Blue Star Shines Through the Aftermath of Hurricane Ivan
June 1, 2007
For years, Lurwig used the welding capabilities of the Blue Star for agricultural fabrication, repair and ran a well system to water his 60-head of cattle off its 3500 watts of generator power. The Friday after the storm hit, he bought a Bobcat™ 250 from Miller Electric Mfg. Co. for use on his farm and without another thought the Blue Star was on its way to help get his parent's critical utilities up and running. They ran it for two weeks until the power was restored.
Little did Greg Lurwig know that a welding generator he had relied on for years on the farm would come to help him in a time of need, a time when his life and that of his parents were turned upside down and inside out in a matter of days.
On September 15, 2004, Hurricane Ivan struck the US Gulf Coast. Its destructive winds and pounding waves tore beachfront homes away from the shore and caused massive flooding and damage inland. US authorities urged millions of people to flee the coast as the Hurricane devastated the 400-mile stretch of coastline.
For a farmer in Central Alabama, the news of the storm couldn't have been worse. Greg Lurwig's parents live on the southern coast and directly in the path of the Hurricane. Luckily, he was able to contact his parents who were fine, but without power and sharing a stand-alone generator with his grandmother who lived next door. The power output was simply not meeting their needs. That is when Lurwig thought to bring his Miller Blue Star® 2E engine-driven welding generator down to the aid of his parents.

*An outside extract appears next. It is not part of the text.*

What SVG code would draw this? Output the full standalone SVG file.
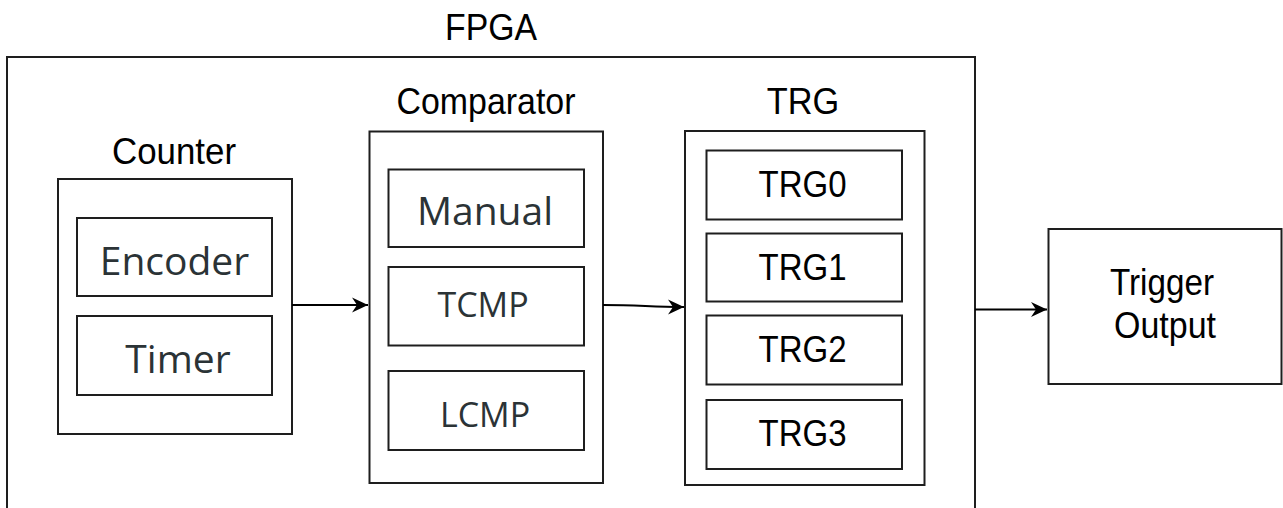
<svg xmlns="http://www.w3.org/2000/svg" width="1283" height="508" viewBox="0 0 1283 508">
<style>
.box{fill:#fff;stroke:#1e1e1e;stroke-width:2}
.lbl{font-family:"Liberation Sans",Arial,sans-serif;font-size:37px;fill:#000;text-anchor:middle}
.in{font-family:"Open Sans","Noto Sans",sans-serif;font-size:39px;fill:#2b3336;text-anchor:middle}
.sm{font-size:34px}
.con{fill:none;stroke:#000;stroke-width:2}
</style>
<defs>
<marker id="arr" markerUnits="userSpaceOnUse" markerWidth="17" markerHeight="16" refX="16" refY="8" orient="auto">
<path d="M0,0.5 L16,8 L0,15.5 L5,8 Z" fill="#000"/>
</marker>
</defs>
<rect width="1283" height="508" fill="#fff"/>
<g id="fpga">
<rect class="box" x="7" y="57" width="968" height="470"/>
<text class="lbl" x="491" y="40" textLength="92" lengthAdjust="spacingAndGlyphs">FPGA</text>
</g>
<g id="counter">
<rect class="box" x="58" y="179" width="234" height="255"/>
<text class="lbl" x="174" y="164" textLength="124" lengthAdjust="spacingAndGlyphs">Counter</text>
</g>
<g id="encoder">
<rect class="box" x="77" y="218" width="195" height="78"/>
<text class="in" x="174.5" y="275">Encoder</text>
</g>
<g id="timer">
<rect class="box" x="77" y="316" width="195" height="79"/>
<text class="in" x="178" y="373">Timer</text>
</g>
<g id="comparator">
<rect class="box" x="369.5" y="131.5" width="233.5" height="351.5"/>
<text class="lbl" x="486" y="114" textLength="179" lengthAdjust="spacingAndGlyphs">Comparator</text>
</g>
<g id="manual">
<rect class="box" x="388.5" y="169.5" width="195.5" height="77.5"/>
<text class="in" x="485" y="225">Manual</text>
</g>
<g id="tcmp">
<rect class="box" x="388.5" y="267" width="195.5" height="78.5"/>
<text class="in sm" x="483" y="317">TCMP</text>
</g>
<g id="lcmp">
<rect class="box" x="388.5" y="371" width="195.5" height="79"/>
<text class="in sm" x="485" y="427">LCMP</text>
</g>
<g id="trg">
<rect class="box" x="685" y="131" width="239.5" height="354"/>
<text class="lbl" x="803" y="114" textLength="72.5" lengthAdjust="spacingAndGlyphs">TRG</text>
</g>
<g id="trg0">
<rect class="box" x="706.5" y="150.5" width="195.5" height="69"/>
<text class="lbl" x="802.5" y="197" textLength="88" lengthAdjust="spacingAndGlyphs">TRG0</text>
</g>
<g id="trg1">
<rect class="box" x="706.5" y="233.5" width="195.5" height="68"/>
<text class="lbl" x="802.5" y="280" textLength="88" lengthAdjust="spacingAndGlyphs">TRG1</text>
</g>
<g id="trg2">
<rect class="box" x="706.5" y="315.5" width="195.5" height="69"/>
<text class="lbl" x="802.5" y="362" textLength="88" lengthAdjust="spacingAndGlyphs">TRG2</text>
</g>
<g id="trg3">
<rect class="box" x="706.5" y="400" width="195.5" height="69"/>
<text class="lbl" x="802.5" y="446" textLength="88" lengthAdjust="spacingAndGlyphs">TRG3</text>
</g>
<g id="trigger-output">
<rect class="box" x="1048.5" y="229" width="233" height="155"/>
<text class="lbl" x="1162" y="295" textLength="104" lengthAdjust="spacingAndGlyphs">Trigger</text>
<text class="lbl" x="1165" y="338" textLength="102" lengthAdjust="spacingAndGlyphs">Output</text>
</g>
<g id="connectors">
<path class="con" d="M292,305 L368,305" marker-end="url(#arr)"/>
<path class="con" d="M603,305 C640,305 650,307 684,307" marker-end="url(#arr)"/>
<path class="con" d="M975,309.5 L1047,309.5" marker-end="url(#arr)"/>
</g>
</svg>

For years, Lurwig used the welding capabilities of the Blue Star for agricultural fabrication, repair and ran a well system to water his 60-head of cattle off its 3500 watts of generator power. The Friday after the storm hit, he bought a Bobcat™ 250 from Miller Electric Mfg. Co. for use on his farm and without another thought the Blue Star was on its way to help get his parent's critical utilities up and running.
Up and Running
"They ran it for about 2 weeks straight until power was restored to the area," states Lurwig. "My parents said you could hear all the generators crank up around 6 a.m. and shut down about 6 p.m. It was about five days before power was restored to Marion Junction, where I live up in central Alabama."

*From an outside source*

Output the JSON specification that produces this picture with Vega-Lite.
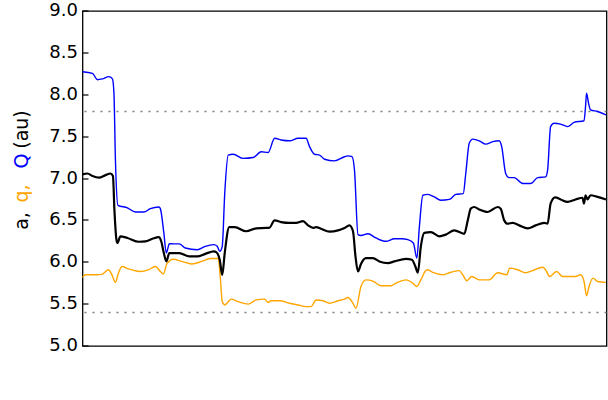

Ludwig's parents used the Blue Star to run their well, refrigerator and freezer; even the neighbors shared in the power output. "I was really impressed, that little Blue Star seems to run forever on a tank of gas. It is very economical, especially when you could only get 2 gallons at a time due to the supply shortage," states Lurwig.
The hurricane wiped out many of the places that Lurwig remembers visiting. "I would go down to the coast every other weekend during the summertime and most of the places that we used to go, just are not there anymore; but it's recovering," Lurwig said.
Performance Lives On
Currently, the Blue Star is still performing for Lurwig's cousin who has a shop near the coast. He is using it to fabricate and repair metal barns by replacing beams that give the barn its structural integrity. His cousin also plans to use the Blue Star to get his farm machinery ready for spring planting.
Greg Lurwig plans to use his new Bobcat 250 on a list of projects he has, "I'm going to build some wrought iron gates for my property that I lease out for hunting. Thanks to the portability of the Bobcat, I can take it right to where I'll be hanging them and weld on the spot." Lurwig also has a Millermatic® 225 that he uses back at the shop for sheet metal applications.